** Start of Data shown **

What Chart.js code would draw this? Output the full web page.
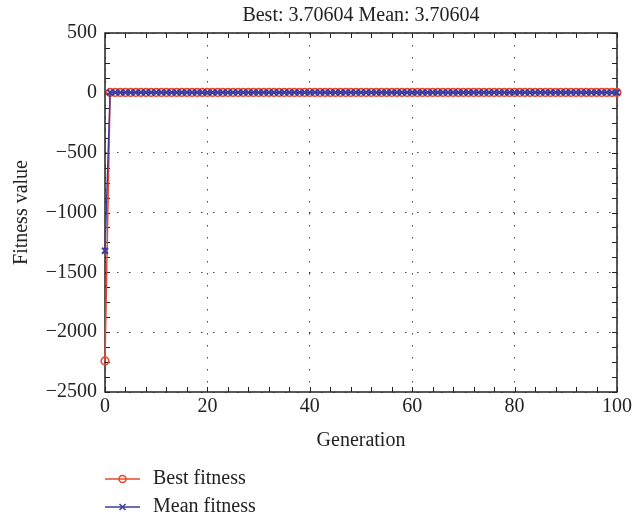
<!DOCTYPE html>
<html>
<head>
<meta charset="utf-8">
<script src="https://cdn.jsdelivr.net/npm/chart.js@4.4.1/dist/chart.umd.min.js"></script>
<style>
html, body { margin: 0; padding: 0; background: #fff; }
#chart { display: block; }
</style>
</head>
<body>
<canvas id="chart" width="635" height="522"></canvas>
<script>
var titleText = 'Best: 3.70604 Mean: 3.70604';
var seriesNames = ['Best fitness', 'Mean fitness'];
var xTicks = [0, 20, 40, 60, 80, 100];
var yTicks = [500, 0, -500, -1000, -1500, -2000, -2500];

var generations = [
    0,
    1, 2, 3, 4, 5, 6, 7, 8, 9, 10,
    11, 12, 13, 14, 15, 16, 17, 18, 19, 20,
    21, 22, 23, 24, 25, 26, 27, 28, 29, 30,
    31, 32, 33, 34, 35, 36, 37, 38, 39, 40,
    41, 42, 43, 44, 45, 46, 47, 48, 49, 50,
    51, 52, 53, 54, 55, 56, 57, 58, 59, 60,
    61, 62, 63, 64, 65, 66, 67, 68, 69, 70,
    71, 72, 73, 74, 75, 76, 77, 78, 79, 80,
    81, 82, 83, 84, 85, 86, 87, 88, 89, 90,
    91, 92, 93, 94, 95, 96, 97, 98, 99, 100
];

var bestFitness = [
    -2240,
    3.70604, 3.70604, 3.70604, 3.70604, 3.70604, 3.70604, 3.70604, 3.70604, 3.70604, 3.70604,
    3.70604, 3.70604, 3.70604, 3.70604, 3.70604, 3.70604, 3.70604, 3.70604, 3.70604, 3.70604,
    3.70604, 3.70604, 3.70604, 3.70604, 3.70604, 3.70604, 3.70604, 3.70604, 3.70604, 3.70604,
    3.70604, 3.70604, 3.70604, 3.70604, 3.70604, 3.70604, 3.70604, 3.70604, 3.70604, 3.70604,
    3.70604, 3.70604, 3.70604, 3.70604, 3.70604, 3.70604, 3.70604, 3.70604, 3.70604, 3.70604,
    3.70604, 3.70604, 3.70604, 3.70604, 3.70604, 3.70604, 3.70604, 3.70604, 3.70604, 3.70604,
    3.70604, 3.70604, 3.70604, 3.70604, 3.70604, 3.70604, 3.70604, 3.70604, 3.70604, 3.70604,
    3.70604, 3.70604, 3.70604, 3.70604, 3.70604, 3.70604, 3.70604, 3.70604, 3.70604, 3.70604,
    3.70604, 3.70604, 3.70604, 3.70604, 3.70604, 3.70604, 3.70604, 3.70604, 3.70604, 3.70604,
    3.70604, 3.70604, 3.70604, 3.70604, 3.70604, 3.70604, 3.70604, 3.70604, 3.70604, 3.70604
];

var meanFitness = [
    -1320,
    3.70604, 3.70604, 3.70604, 3.70604, 3.70604, 3.70604, 3.70604, 3.70604, 3.70604, 3.70604,
    3.70604, 3.70604, 3.70604, 3.70604, 3.70604, 3.70604, 3.70604, 3.70604, 3.70604, 3.70604,
    3.70604, 3.70604, 3.70604, 3.70604, 3.70604, 3.70604, 3.70604, 3.70604, 3.70604, 3.70604,
    3.70604, 3.70604, 3.70604, 3.70604, 3.70604, 3.70604, 3.70604, 3.70604, 3.70604, 3.70604,
    3.70604, 3.70604, 3.70604, 3.70604, 3.70604, 3.70604, 3.70604, 3.70604, 3.70604, 3.70604,
    3.70604, 3.70604, 3.70604, 3.70604, 3.70604, 3.70604, 3.70604, 3.70604, 3.70604, 3.70604,
    3.70604, 3.70604, 3.70604, 3.70604, 3.70604, 3.70604, 3.70604, 3.70604, 3.70604, 3.70604,
    3.70604, 3.70604, 3.70604, 3.70604, 3.70604, 3.70604, 3.70604, 3.70604, 3.70604, 3.70604,
    3.70604, 3.70604, 3.70604, 3.70604, 3.70604, 3.70604, 3.70604, 3.70604, 3.70604, 3.70604,
    3.70604, 3.70604, 3.70604, 3.70604, 3.70604, 3.70604, 3.70604, 3.70604, 3.70604, 3.70604
];

var RED = '#e8472d';
var BLUE = '#3d3d9e';
var TEXT = '#222';
var FAMILY = '"Liberation Serif", "Times New Roman", serif';

function toPoints(ys) {
    return generations.map(function (g, i) {
        return {x: g, y: ys[i]};
    });
}

// box, inward ticks, title and legend
var frame = {
    id: 'frame',
    beforeDatasetsDraw: function (chart) {
        var ctx = chart.ctx, a = chart.chartArea;
        var xs = chart.scales.x, ys = chart.scales.y;
        ctx.save();
        ctx.strokeStyle = '#222';
        ctx.lineWidth = 1;
        ctx.beginPath();
        for (var v = 0; v <= 100; v += 4) {
            var px = Math.round(xs.getPixelForValue(v)) + 0.5;
            ctx.moveTo(px, a.bottom); ctx.lineTo(px, a.bottom - 5);
            ctx.moveTo(px, a.top); ctx.lineTo(px, a.top + 5);
        }
        for (var w = -2500; w <= 500; w += 125) {
            var py = Math.round(ys.getPixelForValue(w)) + 0.5;
            ctx.moveTo(a.left, py); ctx.lineTo(a.left + 5, py);
            ctx.moveTo(a.right, py); ctx.lineTo(a.right - 5, py);
        }
        ctx.stroke();
        ctx.lineWidth = 1.5;
        ctx.strokeRect(a.left, a.top, a.right - a.left, a.bottom - a.top);
        ctx.restore();
    },
    afterDraw: function (chart) {
        var ctx = chart.ctx, a = chart.chartArea;
        ctx.save();
        ctx.font = '20px ' + FAMILY;
        ctx.fillStyle = TEXT;
        ctx.textAlign = 'center';
        ctx.textBaseline = 'middle';
        ctx.fillText(titleText, (a.left + a.right) / 2, 16);

        ctx.textAlign = 'left';
        var rows = [479, 507];
        chart.data.datasets.forEach(function (ds, i) {
            var y = rows[i];
            ctx.strokeStyle = ds.borderColor;
            ctx.lineWidth = 1.5;
            ctx.beginPath();
            ctx.moveTo(105, y); ctx.lineTo(140, y);
            ctx.stroke();
            ctx.beginPath();
            if (ds.pointStyle === 'circle') {
                ctx.arc(122.5, y, 3.5, 0, Math.PI * 2);
            } else {
                ctx.moveTo(119.5, y - 3); ctx.lineTo(125.5, y + 3);
                ctx.moveTo(125.5, y - 3); ctx.lineTo(119.5, y + 3);
            }
            ctx.stroke();
            ctx.fillStyle = TEXT;
            ctx.fillText(ds.label, 153, y);
        });
        ctx.restore();
    }
};

var ctx = document.getElementById('chart').getContext('2d');
new Chart(ctx, {
    type: 'line',
    data: {
        datasets: [{
            label: seriesNames[0],
            data: toPoints(bestFitness),
            borderColor: RED,
            borderWidth: 1.5,
            pointStyle: 'circle',
            pointRadius: 3.8,
            pointBorderWidth: 1.6,
            pointBorderColor: RED,
            pointBackgroundColor: 'rgba(255,255,255,0)',
            tension: 0,
            clip: false,
            order: 1
        }, {
            label: seriesNames[1],
            data: toPoints(meanFitness),
            borderColor: BLUE,
            borderWidth: 1.5,
            pointStyle: 'crossRot',
            pointRadius: 4.2,
            pointBorderWidth: 2,
            pointBorderColor: BLUE,
            pointBackgroundColor: BLUE,
            tension: 0,
            clip: false,
            order: 0
        }]
    },
    options: {
        responsive: false,
        animation: false,
        events: [],
        layout: {padding: {left: 0, top: 33, right: 15, bottom: 65}},
        plugins: {
            legend: {display: false},
            title: {display: false},
            tooltip: {enabled: false}
        },
        scales: {
            x: {
                type: 'linear',
                min: 0,
                max: 100,
                afterBuildTicks: function (s) {
                    s.ticks = xTicks.map(function (v) { return {value: v}; });
                },
                afterFit: function (s) { s.height = 65; },
                ticks: {
                    padding: 3,
                    color: TEXT,
                    font: {family: FAMILY, size: 20},
                    maxRotation: 0
                },
                grid: {color: '#444', lineWidth: 1, drawTicks: false},
                border: {display: false, dash: [1.5, 10.5]},
                title: {
                    display: true,
                    text: 'Generation',
                    color: TEXT,
                    font: {family: FAMILY, size: 20},
                    padding: {top: 0, bottom: 4}
                }
            },
            y: {
                type: 'linear',
                min: -2500,
                max: 500,
                afterBuildTicks: function (s) {
                    s.ticks = yTicks.map(function (v) { return {value: v}; });
                },
                afterFit: function (s) { s.width = 105; },
                ticks: {
                    padding: 8,
                    color: TEXT,
                    font: {family: FAMILY, size: 20},
                    callback: function (v) { return String(v).replace('-', '\u2212'); }
                },
                grid: {color: '#444', lineWidth: 1, drawTicks: false},
                border: {display: false, dash: [1.5, 10.5]},
                title: {
                    display: true,
                    text: 'Fitness value',
                    color: TEXT,
                    font: {family: FAMILY, size: 20},
                    padding: {top: 10, bottom: 0}
                }
            }
        }
    },
    plugins: [frame]
});
</script>
</body>
</html>
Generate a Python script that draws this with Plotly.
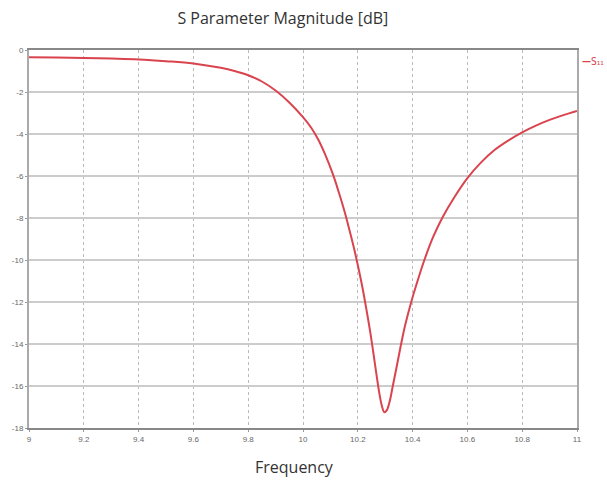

** End of Data shown **

_The request_
Repeat the records above exactly, from the first line through the line that contains "var yTicks = [500, 0, -500, -1000, -1500, -2000, -2500];", and leave out the pictures.

_Completed exercise_
What Chart.js code would draw this? Output the full web page.
<!DOCTYPE html>
<html>
<head>
<meta charset="utf-8">
<script src="https://cdn.jsdelivr.net/npm/chart.js@4.4.1/dist/chart.umd.min.js"></script>
<style>
html, body { margin: 0; padding: 0; background: #fff; }
#chart { display: block; }
</style>
</head>
<body>
<canvas id="chart" width="635" height="522"></canvas>
<script>
var titleText = 'Best: 3.70604 Mean: 3.70604';
var seriesNames = ['Best fitness', 'Mean fitness'];
var xTicks = [0, 20, 40, 60, 80, 100];
var yTicks = [500, 0, -500, -1000, -1500, -2000, -2500];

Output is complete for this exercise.